With NHS Nightingale Hospitals now in operation around the UK, it was exciting to hear the story behind the first one set up at London’s Excel Centre in an Institution of Civil Engineers (ICE) webinar at the end of April.
‘This building has a very simple function,’ stated Major Gary Jackson, ‘it is not a hospital.’ Shocking words, but totally accurate. The Excel Centre is an exhibition venue and was chosen because of location, size and services. Its role is to be ‘simply good enough’ in a time of national emergency.
As COVID-19 worked through Europe, James Hepburn, Principal and Chartered Engineer at the Building Design Partnership (BDP), saw the situation in Spain and Italy and realised that London would face a bed shortage if swathes of the population needed intensive care support. For the NHS Nightingale London project, he led a BDP team of architects and engineers working collaboratively with project stakeholders, other consultants, specialists, contractors and the army to deliver designs.
Day 0 – the team has access to Excel and by lunchtime has presented a plan for bed numbers and layouts. Next come workshops to develop workstreams. Initially, no one is sure how utilities can be delivered from the floor boxes – water, electricity and a waste pipe – to bedheads. Inevitably, inspiration strikes. The Excel teams are used to working with the shell schemes normally employed for exhibition stands. These polymer layouts are a good size for housing beds, simple to clean and quick to build though a little flimsy.
Day 1 – The shell schemes are being built but need some reinforcement in the form of wood panels – these are inserted on day 4. Utilities are put in and the vinyl floor laid. ‘You were only on site if you needed to be there,’ notes Hepburn.
Day 2 – The ventilation system becomes the focus of attention. There is little time to make significant interventions, but the system is vital for infection control. The team decides to use full fresh air mode and directs the air flow from reception areas through into the hall housing the wards. Pressure controls can stop potentially contaminated air flowing back into staff preparation areas. By the end of the day, says Hepburn, ‘it felt like we had made significant progress.’

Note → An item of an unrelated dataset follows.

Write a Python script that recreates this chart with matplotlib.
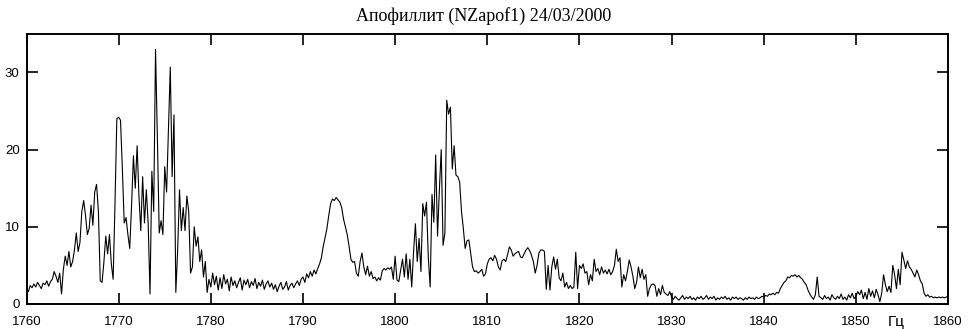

Day 3-4 - Concrete is poured to hold oxygen tanks for air supply. There is concern over curing, but all goes well.
Day 5 – The military team creates a walkable site model so NHS staff can walk through a patient journey from admission to release. This allows the build and user teams to identify issues and anyunder-utilised space.
Day 7 - Ian Watkins, Project Director, Mott MacDonald Ltd, focuses on the external factors, considering traffic management for the build work and ambulance flow. Materials are delivered to an offsite location and a designated fleet delivers to the site – controlling who is there and when. Fire safety is considered, the Metropolitan Police Force advises on security and a dedicated clinical waste hub is set up at the site’s perimeter.
Outbuildings to house staff accommodation, showers, lockers and the largest ambulance station in London, are procured on short-term leases from the open market.
Day 8 - Access to the site is arranged, with patient transfer by ambulance only. Staff have a dedicated shuttle bus from a large car park.
Day 9 – The teams have a fully functioning ward and have learnt key lessons – procurement, communication and the authority to make a decision on the spot are key in delivering a project at this scale in a short timeframe. It seems that the Nightingale Hospitals will not be needed at scale in the UK outbreak, but the knowledge gained will benefit construction teams in the future.
The Engineering Nightingales webinar was produced by ICE London for the Institution of Civil Engineers ‘Lunch and Learn’ series.